New narratives about war refugees from Ukraine
DOI:
https://doi.org/10.7494/human.2025.24.1.6995Keywords:
Narratives, Ukraine, refugees, Podhale, social imaginariesAbstract
The article presents a research project on changes in the perceptions of rural communities in the Nowy Targ district regarding the inhabitants of Ukraine after the Russian invasion in February 2022. The project, carried out using ethnographic methods in 2023-2024, showed how narratives about femininity have changed, capturing the image of female refugees from Ukraine and the self-image of the Highlander interviewees. Analysis of masculinity-related narratives revealed double standards of male duties towards the homeland.

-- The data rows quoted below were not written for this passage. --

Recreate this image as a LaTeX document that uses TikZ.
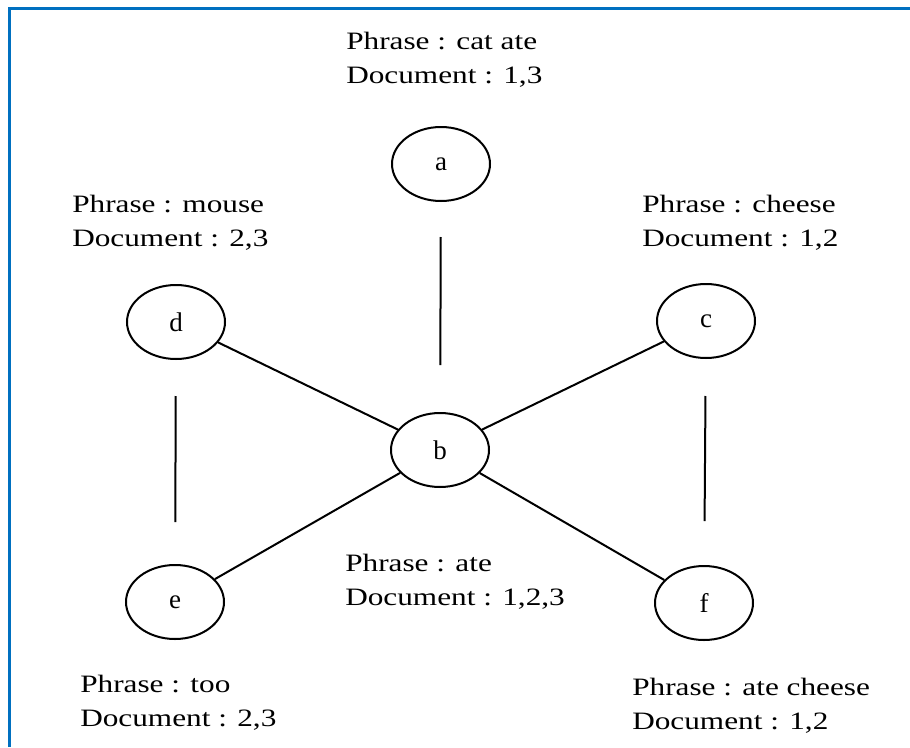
\documentclass[tikz,border=0pt]{standalone}
\usepackage{fontspec}
\setmainfont{Liberation Serif}
\usetikzlibrary{shapes.geometric}
\definecolor{frameblue}{RGB}{0, 112, 192}
\tikzset{
    vert/.style={draw, ellipse, line width=2pt, minimum width=98pt, minimum height=74pt,
        inner sep=0pt, font=\fontsize{27}{30}\selectfont},
    lbl/.style={anchor=base west, align=left, inner sep=0pt, xscale=1.25,
        font=\fontsize{25}{34}\selectfont},
    edge/.style={line width=2pt}
}
\begin{document}
\begin{tikzpicture}[x=1pt, y=-1pt] % pixel units, y down
			\useasboundingbox (0,0) rectangle (910,747);

			% Frame (left and top only)
			\draw[frameblue, line width=3pt] (9,747) -- (9,8) -- (910,8);

			% Vertices
			\node[vert] (a) at (441,164) {a};
			\node[vert] (b) at (440,450) {b};
			\node[vert] (c) at (706,321) {c};
			\node[vert] (d) at (176,322) {d};
			\node[vert] (e) at (175,602) {e};
			\node[vert] (f) at (704,603) {f};

			% Labels (anchored on the baseline of the last line)
			\node[lbl] (la) at (346,83) {Phrase : cat ate\\Document : 1,3};
			\node[lbl] (ld) at (72,246) {Phrase : mouse\\Document : 2,3};
			\node[lbl] (lc) at (642,246) {Phrase : cheese\\Document : 1,2};
			\node[lbl] (lb) at (345,605) {Phrase : ate\\Document : 1,2,3};
			\node[lbl] (le) at (80,726) {Phrase : too\\Document : 2,3};
			\node[lbl] (lf) at (632,729) {Phrase : ate cheese\\Document : 1,2};

			% Edges
			\draw[edge, shorten <=35pt, shorten >=47pt] (a) -- (b);
			\draw[edge, shorten <=36pt, shorten >=42pt] (d) -- (e);
			\draw[edge, shorten <=37pt, shorten >=44pt] (c) -- (f);
			\draw[edge] (d) -- (b);
			\draw[edge] (e) -- (b);
			\draw[edge] (b) -- (c);
			\draw[edge] (b) -- (f);
		\end{tikzpicture}
\end{document}
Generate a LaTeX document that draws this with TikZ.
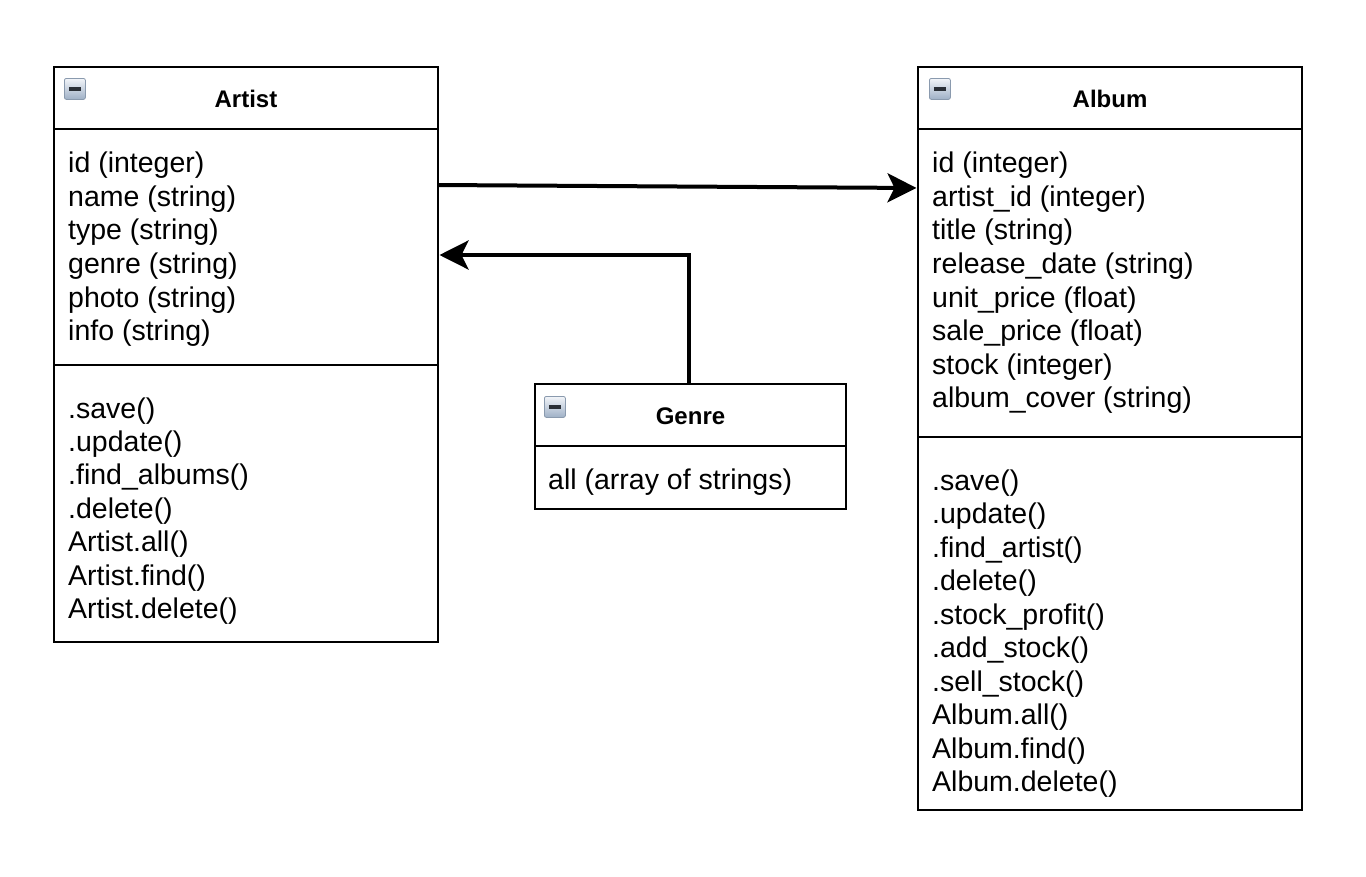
\documentclass[tikz,border=0pt]{standalone}
\usepackage{fontspec}
\setmainfont{Liberation Sans}
\usetikzlibrary{arrows.meta}
\definecolor{icontop}{HTML}{F2F5F9}
\definecolor{iconbot}{HTML}{9EB0C6}
\definecolor{iconborder}{HTML}{8A9AAE}
\definecolor{iconbar}{HTML}{2A2F36}
\begin{document}
\begin{tikzpicture}[x=1pt,y=-1pt,
  box/.style={draw,line width=2.2pt,anchor=north west,inner sep=0pt,outer sep=0pt},
  sep/.style={line width=2.2pt},
  title/.style={font=\fontsize{24}{28}\selectfont\bfseries,inner sep=0pt},
  item/.style={font=\fontsize{28.5}{34}\selectfont,anchor=mid west,inner sep=0pt,yshift=-8pt},
  conn/.style={line width=4pt,-{Stealth[length=29pt,width=29pt,inset=7pt]},shorten >=1.5pt},
  icon/.style={draw=iconborder,line width=0.8pt,rounded corners=2pt,top color=icontop,bottom color=iconbot,
    minimum size=21pt,inner sep=0pt,anchor=north west,
    path picture={\draw[line width=3.2pt,iconbar] ([xshift=4.5pt]path picture bounding box.west) -- ([xshift=-4.5pt]path picture bounding box.east);}},
]
\useasboundingbox[fill=white] (0,0) rectangle (1366,876);

% Artist
\node[box,minimum width=384pt,minimum height=575pt] (artist) at (54,67) {};
\draw[sep] (artist.west |- 0,129) -- (artist.east |- 0,129);
\draw[sep] (artist.west |- 0,365) -- (artist.east |- 0,365);
\node[icon] (artisticon) at (64,78) {};
\node[title] (artisttitle) at (246,99) {Artist};
\node[item] (a1) at (68,162) {id (integer)};
\node[item] (a2) at (68,196) {name (string)};
\node[item] (a3) at (68,229) {type (string)};
\node[item] (a4) at (68,263) {genre (string)};
\node[item] (a5) at (68,297) {photo (string)};
\node[item] (a6) at (68,330) {info (string)};
\node[item] (am1) at (68,408) {.save()};
\node[item] (am2) at (68,441) {.update()};
\node[item] (am3) at (68,474) {.find\_albums()};
\node[item] (am4) at (68,508) {.delete()};
\node[item] (am5) at (68,541) {Artist.all()};
\node[item] (am6) at (68,575) {Artist.find()};
\node[item] (am7) at (68,608) {Artist.delete()};

% Album
\node[box,minimum width=384pt,minimum height=743pt] (album) at (918,67) {};
\draw[sep] (album.west |- 0,129) -- (album.east |- 0,129);
\draw[sep] (album.west |- 0,437) -- (album.east |- 0,437);
\node[icon] (albumicon) at (929,78) {};
\node[title] (albumtitle) at (1110,99) {Album};
\node[item] (b1) at (932,162) {id (integer)};
\node[item] (b2) at (932,196) {artist\_id (integer)};
\node[item] (b3) at (932,229) {title (string)};
\node[item] (b4) at (932,263) {release\_date (string)};
\node[item] (b5) at (932,297) {unit\_price (float)};
\node[item] (b6) at (932,330) {sale\_price (float)};
\node[item] (b7) at (932,364) {stock (integer)};
\node[item] (b8) at (932,397) {album\_cover (string)};
\node[item] (bm1) at (932,480) {.save()};
\node[item] (bm2) at (932,513) {.update()};
\node[item] (bm3) at (932,547) {.find\_artist()};
\node[item] (bm4) at (932,580) {.delete()};
\node[item] (bm5) at (932,614) {.stock\_profit()};
\node[item] (bm6) at (932,647) {.add\_stock()};
\node[item] (bm7) at (932,681) {.sell\_stock()};
\node[item] (bm8) at (932,714) {Album.all()};
\node[item] (bm9) at (932,748) {Album.find()};
\node[item] (bm10) at (932,781) {Album.delete()};

% Genre
\node[box,minimum width=311pt,minimum height=125pt] (genre) at (535,384) {};
\draw[sep] (genre.west |- 0,446) -- (genre.east |- 0,446);
\node[icon] (genreicon) at (544,396) {};
\node[title] (genretitle) at (690.5,416) {Genre};
\node[item] (g1) at (548,479) {all (array of strings)};

% Connectors
\coordinate (artistout) at (artist.east |- 0,185);
\coordinate (albumin) at (album.west |- 0,188);
\draw[conn] (artistout) -- (albumin);
\coordinate (genreout) at (689,384);
\coordinate (artistin) at (artist.east |- 0,255);
\draw[conn] (genreout) |- (artistin);
\end{tikzpicture}
\end{document}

Conversations with primary school children showed the struggles of the teaching staff building open attitudes in children with critical opinions conveyed by their parents. A comparison of narratives explaining the purpose and meaning of aid practices in two communities documented many ways of giving meaning to similar actions. Work, a fundamental value in Podhale, turned out to be a key category used to assess migrants, both from Ukraine and from non-European countries. Resentment related to the Volhynian events still present in social memory, was silenced in conversations so as not to undermine the justification of the aid uprising. Narratives about war refugees from war-torn Ukraine were accompanied by geopolitical conspiracy discourses revealing the deeper meanings of political events.